Alleged Drug Kingpin Heads to Miami Trial
MIAMI (AP) _ Fabio Ochoa Sanchez served five years in a Colombian prison in the 1990s for drug smuggling and says he never went back to the illegal trade once he got out.
Prosecutors instead argue that he became one of the biggest Colombian druglords ever brought to face justice in America. Jury selection in his trial was scheduled to begin Monday.
Ochoa is the most prominent drug defendant brought to the United States since Colombia resumed extraditions in 1997, after stopping them for most of the 1990s during a campaign of bombings and assassinations by the cartels.
Ochoa, who turns 46 this month, could get life in prison if convicted. He has been in a Miami jail since his extradition from Columbia in September 2001.
Ochoa ``is responsible for the destruction of countless lives,″ Asa Hutchinson, then head of the Drug Enforcement Administration, said when Ochoa arrived in Miami in handcuffs. ``His greed and ruthless behavior are unsurpassed, even among the most notorious traffickers of the cartel era.″
Security was expected to be so tight that the anonymous jurors will be driven back and forth to court in vans with tinted windows to protect their identities. Jurors won’t be sequestered, though their names will be kept secret from both sides.
Ochoa is accused of getting back into the cocaine business in the late 1990s after serving time for his role as one of the bosses of the now-defunct Medellin cartel, one of the most powerful and feared drug networks of the 1980s.
Ochoa served five years in a Colombian prison in the 1990s for helping pioneer drug smuggling by air. Under the extradition treaty, the United States cannot try him for any of his cartel activities, including his alleged role in the 1986 hit on drug pilot and informant Barry Seal.
The case against him is built instead on allegations he got back into the cocaine business by joining up with a longtime friend and former cartel lieutenant, Alejandro Bernal Madrigal, in an operation that smuggled as much as 30 tons of the drug into this country per month.

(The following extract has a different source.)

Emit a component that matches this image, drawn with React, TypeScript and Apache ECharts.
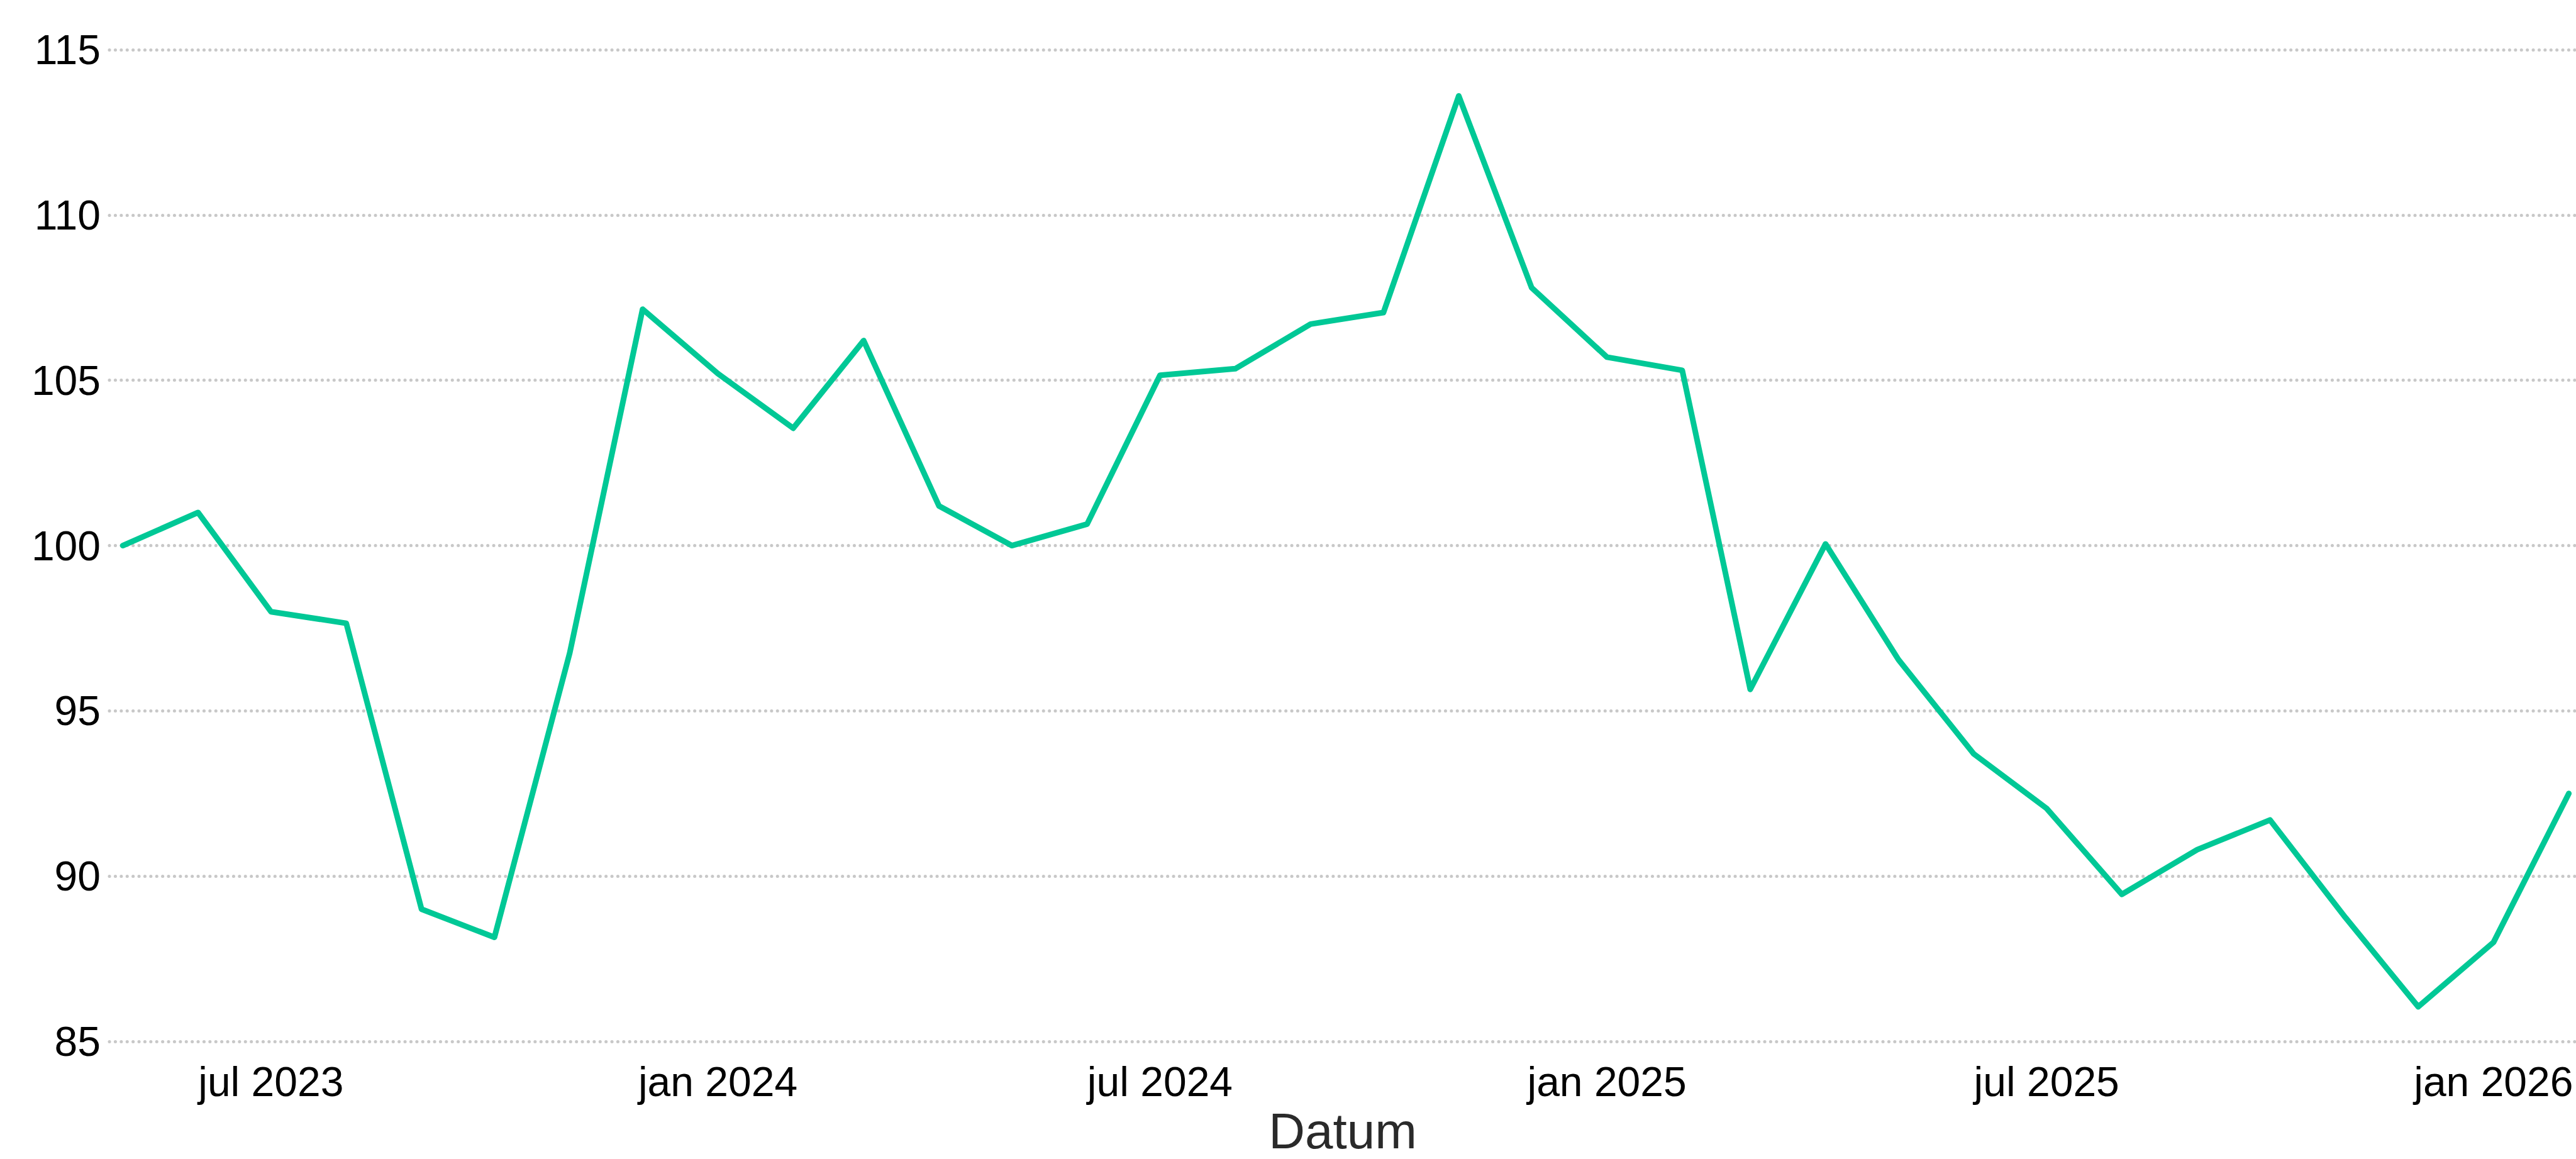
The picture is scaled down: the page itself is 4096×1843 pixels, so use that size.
import React, { useEffect, useRef } from "react";
import * as echarts from "echarts";

const months = [
  "2023-05", "2023-06", "2023-07", "2023-08", "2023-09", "2023-10", "2023-11", "2023-12",
  "2024-01", "2024-02", "2024-03", "2024-04", "2024-05", "2024-06", "2024-07", "2024-08",
  "2024-09", "2024-10", "2024-11", "2024-12", "2025-01", "2025-02", "2025-03", "2025-04",
  "2025-05", "2025-06", "2025-07", "2025-08", "2025-09", "2025-10", "2025-11", "2025-12",
  "2026-01", "2026-02",
];
const values = [
  100.0, 101.0, 98.0, 97.65, 89.0, 88.15, 96.75, 107.15,
  105.2, 103.55, 106.2, 101.2, 100.0, 100.65, 105.15, 105.35,
  106.7, 107.05, 113.6, 107.8, 105.7, 105.3, 95.65, 100.05,
  96.55, 93.7, 92.05, 89.45, 90.8, 91.7, 88.75, 86.05,
  88.0, 92.5,
];
const xTickMonths = ["2023-07", "2024-01", "2024-07", "2025-01", "2025-07", "2026-01"];
const xTickLabels = ["jul 2023", "jan 2024", "jul 2024", "jan 2025", "jul 2025", "jan 2026"];
const yMin = 85;
const yMax = 115;
const yStep = 5;
const xAxisTitle = "Datum";

const DAY = 24 * 3600 * 1000;
const toTime = (s: string) => {
  const [y, m] = s.split("-").map(Number);
  return Date.UTC(y, m - 1, 1);
};

const FONT = "'Liberation Sans', Arial, Helvetica, sans-serif";

export default function App() {
  const ref = useRef<HTMLDivElement>(null);
  useEffect(() => {
    if (!ref.current) return;
    const chart = echarts.init(ref.current, null, { renderer: "svg" });
    const tickTimes = xTickMonths.map(toTime);
    chart.setOption({
      animation: false,
      backgroundColor: "#ffffff",
      grid: { left: 174, right: 0, top: 79, bottom: 162, containLabel: false },
      xAxis: {
        type: "value",
        scale: true,
        min: toTime(months[0]) - 5.5 * DAY,
        max: toTime(months[months.length - 1]) + 2.95 * DAY,
        axisLine: { show: false },
        axisTick: { show: false },
        splitLine: { show: false },
        axisLabel: {
          customValues: tickTimes,
          formatter: (v: number) => {
            let best = 0;
            let bd = Infinity;
            tickTimes.forEach((t, i) => {
              const d = Math.abs(t - v);
              if (d < bd) { bd = d; best = i; }
            });
            return xTickLabels[best];
          },
          fontSize: 66,
          fontFamily: FONT,
          color: "#000000",
          margin: 31,
          hideOverlap: false,
        },
        name: xAxisTitle,
        nameLocation: "middle",
        nameGap: 100,
        nameTextStyle: { fontSize: 80, fontFamily: FONT, color: "#2a2a2a" },
      },
      yAxis: {
        type: "value",
        min: yMin,
        max: yMax,
        interval: yStep,
        axisLine: { show: false },
        axisTick: { show: false },
        axisLabel: { fontSize: 66, fontFamily: FONT, color: "#000000", margin: 14 },
        splitLine: {
          show: true,
          lineStyle: { color: "#c8c8c8", width: 5, type: [0.1, 9.3], cap: "round" },
        },
      },
      series: [
        {
          type: "line",
          data: months.map((m, i) => [toTime(m), values[i]]),
          showSymbol: false,
          symbol: "none",
          lineStyle: { color: "#00c896", width: 9, cap: "round", join: "round" },
        },
      ],
    });
    return () => chart.dispose();
  }, []);
  return (
    <div
      ref={ref}
      style={{ position: "fixed", left: 0, top: 0, width: 4096, height: 1843, background: "#ffffff" }}
    />
  );
}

Ochoa has denied returning to the cocaine business, proclaiming at the time of his 1999 arrest that he would be ``stupid″ to get into drugs again. Before his extradition, he erected billboards in Bogota and Medellin declaring: ``Yesterday I made a mistake. Today I am innocent.″
Four to eight other figures arrested in the case are expected to testify for the government, including ringleader Bernal, who struck a deal with prosecutors in April in hopes of winning leniency when he is sentenced. He could get up to life in prison.
A key piece of evidence in the case against Ochoa is a tape of the only meeting between him and Bernal in Bernal’s office. But a transcript of the 3 1/2-hour Spanish conversation is open to interpretation by the government, Ochoa and Bernal.
The latest of six transcripts offered by prosecutors on the 1999 meeting calls into question whether it can even be considered a transcript.
The transcripts ``constitute the expected testimony of government witnesses who were parties in the conversations,″ prosecutors said in court papers. ``Translators hired by the government have not been able to hear all of the spoken words when listening to the recordings.″
The defense says the transcripts have gone through changes so dramatic that the latest version should be discarded altogether. Quotations previously attributed to others now come from Ochoa’s mouth.